Kamis, 15 Mei 2014

saat musim semi tiba; maka aku jatuh cinta



Musim dingin itu berahir dan seakan tertahan di seberang jembatan tidak mampu menyapa saya. Musim semi menyapa dengan senyumnya yang hagat, mawar di taman kembali menunjukan tunasnya. Disinilah episode cinta baru dimulai, saat musim semi kembali menyapa;
Episode menyedihkan tentang kegagalan cinta telah menjadi cerita, yang kelak akan usang dan menjadi sebuah pembelajaran. Karena jika engkau terluka oleh cinta maka penawarnya adalah ketika kau jatuh cinta Kembali, menambatkan hatimu pada pengelana, dan merangkai cerita-cerita baru.
Tapi bukankah semi juga akan berganti pada musim yang lainnya?
Itu benar, tapi tidak pada cintamu. Perginya semi dan datangnya musim panas adalah sebuah alinea-alinea yang harus ditelusuri dan dipahami untuk dapat dimengerti maknanya, menarik garis merah alurnya, dan membuat kesimpulan bahwa orang yang kau cintai itu adalah dia yang benar-benar selama ini menggandengmu dari semi hingga menuju semi yang lainnya menguraikan alinea kehidupan.
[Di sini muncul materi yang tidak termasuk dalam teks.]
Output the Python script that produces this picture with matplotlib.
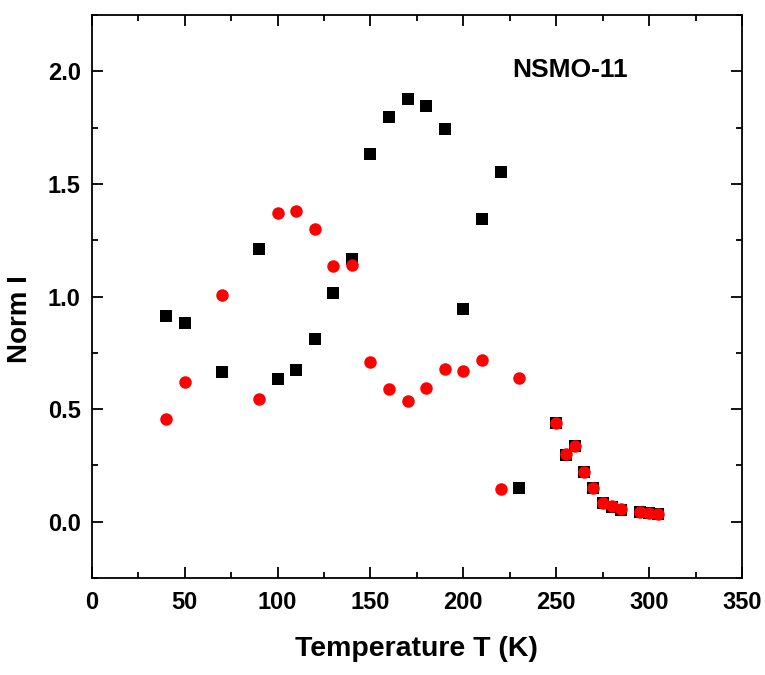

Meskipun cinta bertunas, tapi cinta tidak akan mampu mati oleh usia. Hanya kedengkian dan angin hitam yang mampu memusnahkan cinta. Jika ketulusan adalah pupuk yang kau gunakan dalam cinta, maka buah yang dihasilkan adalah kesetiaan luar biasa yang tidak mampu terujikan oleh apapun.
Sebab cinta itu seperti kita memakai baju. Sesuatu yang asing namun menjadi kebutuhan dan menyatu dalam tubuh kita. Melindungi kita dari panas dan hujan, rela harus dicuci dan diterpa. Cinta tidak pernah mengeluh, dan akan setia pada tuannya. Semakin baju sering dicuci dan dipakai, maka ia akan semakin memahami tubuh kita. Begitu pula dengan cinta, semakin lama kita bersama dengan orang yang dicinta maka akan semakin bertambah pula kualitas sebuah cinta.
Cinta itu senderhana, cinta tidak mengenal siapa dan dimana tuannya.